\(x<1 \lor x > 5\)

We have the inequality \[x^2+5 > 6 x\] but first we solve the following equation: \(x^2+5 = 6 x \), that is \( x^2-6 x+5 =0\). We do this via the quadratic formula: \[\begin{aligned} x&=\frac{6\pm \sqrt{(6)^2-4 \cdot 1 \cdot 5}}{2}\\ \\ &=\frac{6\pm \sqrt{16}}{2}\\ \\ &=\frac{6\pm 4}{2}\end{aligned}\] So \[x=1\quad \text{or}\quad x=5\] Now we explore where the inequality is true.
First we take a value \(x<1\), say \(x=-1\). The value of the left-hand side of the inequality is then \[(-1)^2+5=6\] The value of the right-hand side is \[6 \cdot -1=-6\] So we have found for \(x<1\) that \(x^2+5 > 6 x\).

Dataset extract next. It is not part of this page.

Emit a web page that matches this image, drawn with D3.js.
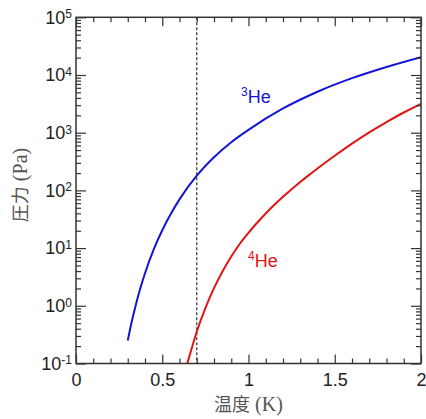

Next we choose a value \(1<x<5\), say \(x=2\). The value of the left-hand side of the inequality is then \[(2)^2+5=9\] The value of the right-handside is \[6\cdot 2=12\] So we have found for \(1<x<5\) that \(x^2+5 < 6 x\).
Finally we choose a value \(x>5\), say \(x=6\). The value of the left-hand side of the inequality is then \[(6)^2+5=41\] The value of the right-hand side is \[6 \cdot 6=36\] So we have found for \(x>5\) that \(x^2+5>6 x\).

So we can conclude that \[x^2+5 > 6 x\] when \(x<1\) or \(x>5\).